Homeschoolers rarely mimic regular school. Since it is late in the school year, all you really have to do is: complete the math curriculum for your grade, and do some good reading.
In general, small children do not need very much instruction. Mostly, just leave them alone. Let them play. For ages 0-7, the basic guide is: You read to them, stories that are not too difficult. They read at a level that is appropriate for them. In the homeschooling model that I follow (tjed.org), the basic guide is: no academic topics at this age at all. The “curriculum” for what is known as “Core Phase” is: Good and Bad, Right and Wrong, True and False.
For ages 8-11 or so, this is the “Love of Learning” phase. The main focus is for them to get excited about learning things, from high quality materials, on their own. Mostly, this means reading high quality books they like. Also, you can read to them. The guideline is 2-3 hours a day, mostly consisting of them reading things they like, on their own. Children of this age generally cannot concentrate for much longer than that. However, I find that you can go over this if they are excited about the subject. Also, there are a lot of high-quality documentaries these days, on a wide variety of topics.
For Scholar Phase students (ages 12-17), a more intensive program is appropriate. Children of this age are capable of a LOT of study. However, if the student is not used to this (many are not), start them with a Love of Learning load of about 2-3 hours a day, and move up from there. You can finish up Math and Science curriculums that they are in the middle of. Also, they should spend 2-3 hours at least, and extending to 6 hours or more, reading high-quality classic books.

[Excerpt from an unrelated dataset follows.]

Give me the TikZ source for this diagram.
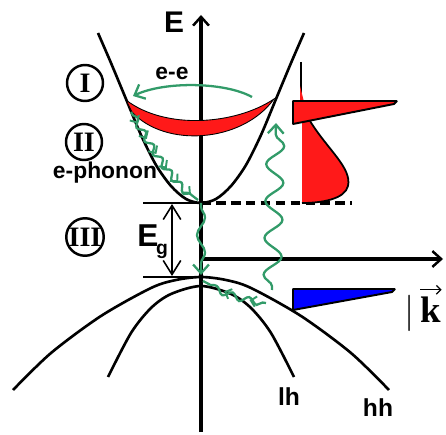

A lot of students are rather burned out, so commonly a homeschooling family will “detox” for a time after quitting regular school. This “detox” time commonly takes about one month for every year of compulsory schooling. During this time, you don’t have to do anything, but Love of Learning-type reading of classic books, mostly for fun and curiosity, is encouraged. But, it must be voluntary.
As for what books to read, I recommend three resources:
* Amblesideonline.org (Charlotte Mason method): Superlative classic curriculum materials.
* The Harvard Classics (for older students).
“You, not Them” is one of the Seven Keys of Great Teaching from TJed.org. If you want your child to learn well, the best thing to do is to Work On You, not Them. Basically, this means: you learn about homeschooling, and also, you read Classic books — the kind of books that you want your children to read. Here are some core books for parents to learn about homeschooling:
* A Thomas Jefferson Education: intro to one of the most ambitious homeschooling methods.
* The Phases of Learning (How-To guide in the TJed method)
* Dumbing Us Down, by John Gatto
* The Leipzig Connection, by Paolo Lionni. Why school is the way it is.
Obviously, I am a TJed fan, but feel free to read books by John Holt, Charlotte Mason, Maria Montessori and others. These four books will at least get you started.